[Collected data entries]
• • • • •

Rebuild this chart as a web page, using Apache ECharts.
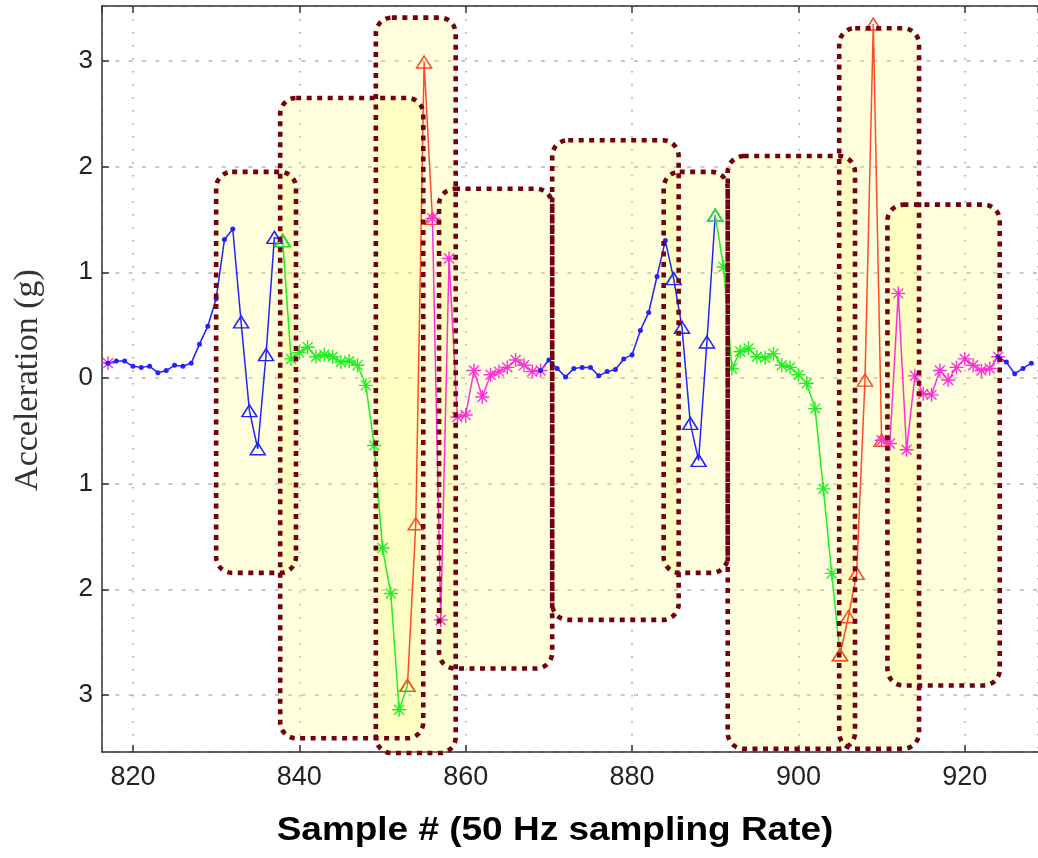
<!DOCTYPE html>
<html><head><meta charset="utf-8">
<script src="https://cdn.jsdelivr.net/npm/echarts@6/dist/echarts.min.js"></script>
<style>html,body{margin:0;padding:0;background:#fff}#c{width:1038px;height:858px}</style>
</head><body><div id="c"></div>
<script>
// ---- data: acceleration (g) per sample index, each segment starts at its *Start sample ----
const magenta0Start = 816;
const magenta0 = [0.15, 0.14];
const blueDotsAStart = 817;
const blueDotsA = [0.14, 0.16, 0.16, 0.11, 0.10, 0.11, 0.05, 0.07, 0.12, 0.11, 0.14, 0.32, 0.49, 0.75, 1.31, 1.41];
const blueTriAStart = 833;
const blueTriA = [0.53, -0.31, -0.67, 0.22, 1.33, 1.30];
const greenAStart = 838;
const greenA = [1.30, 0.18, 0.24, 0.29, 0.20, 0.22, 0.20, 0.15, 0.16, 0.12, -0.07, -0.64, -1.61, -2.04, -3.14, -2.91];
const redAStart = 853;
const redA = [-2.91, -1.38, 2.99, 1.51];
const magentaAStart = 856;
const magentaA = [1.51, -2.29, 1.13, -0.37, -0.35, 0.07, -0.18, 0.03, 0.06, 0.10, 0.17, 0.12, 0.06, 0.07];
const blueDotsBStart = 869;
const blueDotsB = [0.07, 0.17, 0.09, 0.01, 0.09, 0.10, 0.10, 0.02, 0.06, 0.08, 0.18, 0.22, 0.45, 0.62, 0.96, 1.30];
const blueTriBStart = 885;
const blueTriB = [0.94, 0.48, -0.43, -0.78, 0.34, 1.54];
const greenBStart = 890;
const greenB = [1.54, 1.05, 0.09, 0.25, 0.28, 0.20, 0.19, 0.23, 0.12, 0.10, 0.03, -0.05, -0.29, -1.05, -1.85, -2.62];
const redBStart = 905;
const redB = [-2.62, -2.26, -1.85, -0.02, 3.35, -0.59];
const magentaBStart = 910;
const magentaB = [-0.59, -0.62, 0.80, -0.68, 0.02, -0.15, -0.16, 0.07, -0.02, 0.10, 0.18, 0.12, 0.07, 0.09, 0.20];
const blueDotsCStart = 924;
const blueDotsC = [0.20, 0.15, 0.04, 0.09, 0.14];

// highlighted windows (sample from, sample to, top g, bottom g)
const boxFrom   = [830.0, 837.7, 849.2, 856.8, 870.4, 883.8, 891.5, 904.9, 910.7];
const boxTo     = [839.6, 854.9, 858.8, 870.4, 885.6, 891.5, 906.8, 914.5, 924.2];
const boxTop    = [1.95, 2.65, 3.41, 1.79, 2.25, 1.95, 2.10, 3.31, 1.64];
const boxBottom = [-1.845, -3.41, -3.55, -2.75, -2.29, -1.845, -3.51, -3.51, -2.91];

const xTitle = 'Sample # (50 Hz sampling Rate)';
const yTitle = 'Acceleration (g)';

// ---- styling ----
const C_BLUE = '#2222ff', C_GREEN = '#22ee22', C_RED = '#ff4a26', C_MAG = '#ff30d8';
const ASTER = 'path://M0,9L20,9L20,11L0,11Z M9,0L11,0L11,20L9,20Z M2.2,3.6L3.6,2.2L17.8,16.4L16.4,17.8Z M16.4,2.2L17.8,3.6L3.6,17.8L2.2,16.4Z';
const TRI = [15, 12];
const AST = 14;

function pts(start, vals) { return vals.map((v, i) => [start + i, v]); }
function hollowTri(color) { return { color: 'rgba(255,255,255,0)', borderColor: color, borderWidth: 1.5 }; }
function lineSeries(data, color, symbol, size, hollow) {
  return {
    type: 'line', data, symbol, symbolSize: size, showSymbol: true, showAllSymbol: true,
    z: 3, animation: false, clip: true,
    lineStyle: { color, width: 1.5 },
    itemStyle: hollow ? hollowTri(color) : { color, borderWidth: 0 },
    emphasis: { disabled: true }
  };
}
function greenSeries(start, vals) {
  const d = pts(start, vals).map((p, i, a) => (i === 0 || i === a.length - 1)
    ? { value: p, symbol: 'triangle', symbolSize: TRI, itemStyle: hollowTri(C_GREEN) } : p);
  return lineSeries(d, C_GREEN, ASTER, AST, false);
}
function triFrom(prevStart, prevVals, start, vals, color) {
  const d = [{ value: [prevStart + prevVals.length - 1, prevVals[prevVals.length - 1]], symbol: 'none' }].concat(pts(start, vals));
  return lineSeries(d, color, 'triangle', TRI, true);
}

const boxData = boxFrom.map((f, i) => [f, boxTo[i], boxTop[i], boxBottom[i]]);
function boxSeries(mode) {
  return {
    type: 'custom', data: boxData, z: mode === 'fill' ? 1 : 10, animation: false, clip: false,
    encode: { x: [0, 1], y: [2, 3] },
    renderItem: function (params, api) {
      const p1 = api.coord([api.value(0), api.value(2)]);
      const p2 = api.coord([api.value(1), api.value(3)]);
      const shape = { x: p1[0], y: p1[1], width: p2[0] - p1[0], height: p2[1] - p1[1], r: 16 };
      const style = mode === 'fill'
        ? { fill: 'rgba(255,255,100,0.21)', stroke: null }
        : { fill: null, stroke: '#700012', lineWidth: 4.6, lineDash: [5, 5.5] };
      return { type: 'rect', shape, style, silent: true };
    }
  };
}

const chart = echarts.init(document.getElementById('c'), null, { renderer: 'canvas' });
const axisCommon = { type: 'value', min: 816.28, max: 928.8, splitNumber: 6 };
chart.setOption({
  animation: false,
  backgroundColor: '#ffffff',
  grid: { left: 102, top: 6, width: 938, height: 746 },
  xAxis: [
    Object.assign({}, axisCommon, {
      position: 'bottom',
      axisLine: { show: true, onZero: false, lineStyle: { color: '#333', width: 1.5 } },
      axisTick: { show: true, inside: true, length: 7, lineStyle: { color: '#333', width: 1.5 } },
      axisLabel: { fontSize: 27, color: '#222', margin: 12, fontFamily: '"Liberation Sans", Arial', showMinLabel: false, showMaxLabel: false },
      splitLine: { show: true, lineStyle: { color: '#9a9a9a', width: 1.5, type: [1.5, 11.5] } }
    }),
    Object.assign({}, axisCommon, {
      position: 'top',
      axisLine: { show: true, onZero: false, lineStyle: { color: '#333', width: 1.5 } },
      axisTick: { show: true, inside: true, length: 7, lineStyle: { color: '#333', width: 1.5 } },
      axisLabel: { show: false }, splitLine: { show: false }
    })
  ],
  yAxis: {
    type: 'value', min: -3.54, max: 3.52, splitNumber: 7,
    axisLine: { show: true, onZero: false, lineStyle: { color: '#333', width: 1.5 } },
    axisTick: { show: true, inside: true, length: 7, lineStyle: { color: '#333', width: 1.5 } },
    axisLabel: { fontSize: 26, color: '#222', margin: 9, fontFamily: '"Liberation Sans", Arial', showMinLabel: false, showMaxLabel: false,
      formatter: v => String(Math.abs(Math.round(v))) },
    splitLine: { show: true, lineStyle: { color: '#b5b5b5', width: 1.5, type: [4, 9.3] } }
  },
  graphic: [
    { type: 'text', x: 555, y: 831, scaleX: 1.12, silent: true,
      style: { text: xTitle, font: 'bold 33px "Liberation Sans", Arial', fill: '#000', align: 'center', verticalAlign: 'middle' } },
    { type: 'text', x: 28, y: 380, rotation: Math.PI / 2, silent: true,
      style: { text: yTitle, font: '34px "Liberation Serif", "Times New Roman", serif', fill: '#333', align: 'center', verticalAlign: 'middle' } }
  ],
  series: [
    boxSeries('fill'),
    lineSeries(pts(magenta0Start, magenta0), C_MAG, ASTER, AST, false),
    lineSeries(pts(blueDotsAStart, blueDotsA), C_BLUE, 'circle', 5, false),
    triFrom(blueDotsAStart, blueDotsA, blueTriAStart, blueTriA, C_BLUE),
    greenSeries(greenAStart, greenA),
    lineSeries(pts(redAStart, redA), C_RED, 'triangle', TRI, true),
    lineSeries(pts(magentaAStart, magentaA), C_MAG, ASTER, AST, false),
    lineSeries(pts(blueDotsBStart, blueDotsB), C_BLUE, 'circle', 5, false),
    triFrom(blueDotsBStart, blueDotsB, blueTriBStart, blueTriB, C_BLUE),
    greenSeries(greenBStart, greenB),
    lineSeries(pts(redBStart, redB), C_RED, 'triangle', TRI, true),
    lineSeries(pts(magentaBStart, magentaB), C_MAG, ASTER, AST, false),
    lineSeries(pts(blueDotsCStart, blueDotsC), C_BLUE, 'circle', 5, false),
    boxSeries('border')
  ]
});
</script></body></html>
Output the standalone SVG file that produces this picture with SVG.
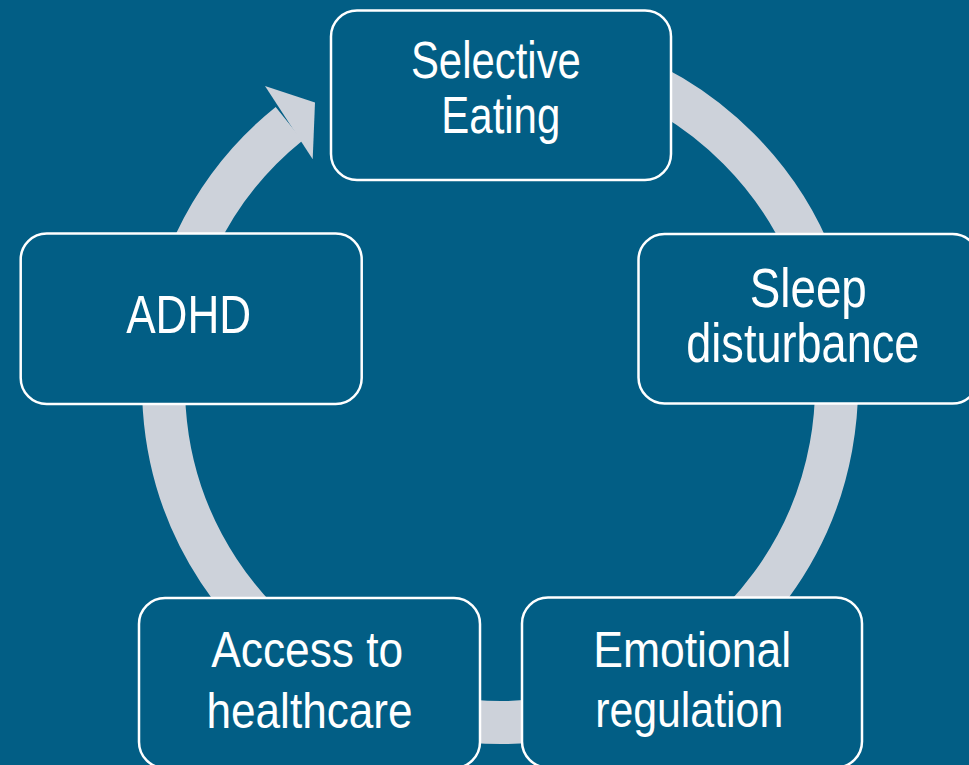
<svg xmlns="http://www.w3.org/2000/svg" width="969" height="765" viewBox="0 0 969 765">
  <style>
    .bg { fill: #025E85; }
    .ring { fill: none; stroke: #CDD2DA; stroke-width: 43; }
    .head { fill: #CDD2DA; }
    .box { fill: #025E85; stroke: #FFFFFF; stroke-width: 2.5; }
    .label { fill: #FFFFFF; font-family: "Liberation Sans", Arial, sans-serif; text-anchor: middle; }
  </style>
  <rect class="bg" x="0" y="0" width="969" height="765"/>

  <!-- circular cycle arrow running clockwise, ending at Selective Eating -->
  <g id="connectors">
    <path class="ring" d="M 441.57 54.61 A 336.5 336.5 0 1 1 289.15 123.75"/>
    <polygon class="head" points="265,86 315,102.5 312.7,159.3"/>
  </g>

  <g id="selective-eating">
    <rect class="box" x="331" y="10.5" width="340" height="169.5" rx="26"/>
    <text class="label" font-size="52" x="495.9" y="78.3" textLength="170" lengthAdjust="spacingAndGlyphs">Selective</text>
    <text class="label" font-size="52" x="500.8" y="133.3" textLength="119" lengthAdjust="spacingAndGlyphs">Eating</text>
  </g>

  <g id="sleep-disturbance">
    <rect class="box" x="638.5" y="234" width="340" height="169.5" rx="26"/>
    <text class="label" font-size="55" x="808.3" y="306.7" textLength="117" lengthAdjust="spacingAndGlyphs">Sleep</text>
    <text class="label" font-size="55" x="802.8" y="361.7" textLength="233" lengthAdjust="spacingAndGlyphs">disturbance</text>
  </g>

  <g id="adhd">
    <rect class="box" x="20.7" y="233.5" width="341" height="170.5" rx="26"/>
    <text class="label" font-size="54" x="188.7" y="333.3" textLength="125" lengthAdjust="spacingAndGlyphs">ADHD</text>
  </g>

  <g id="access-to-healthcare">
    <rect class="box" x="139" y="598" width="341" height="170" rx="26"/>
    <text class="label" font-size="50" x="307.2" y="667" textLength="192" lengthAdjust="spacingAndGlyphs">Access to</text>
    <text class="label" font-size="50" x="309.5" y="727.5" textLength="206" lengthAdjust="spacingAndGlyphs">healthcare</text>
  </g>

  <g id="emotional-regulation">
    <rect class="box" x="522" y="597.5" width="340" height="170" rx="26"/>
    <text class="label" font-size="50" x="692.2" y="666.7" textLength="198" lengthAdjust="spacingAndGlyphs">Emotional</text>
    <text class="label" font-size="50" x="689.2" y="727" textLength="188" lengthAdjust="spacingAndGlyphs">regulation</text>
  </g>
</svg>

• • • • •

| The exercise |
Go through the material above and copy each line that has the word "this".

| Solution below |
Rebuild this chart as a web page, using Apache ECharts.
Output the standalone SVG file that produces this picture with SVG.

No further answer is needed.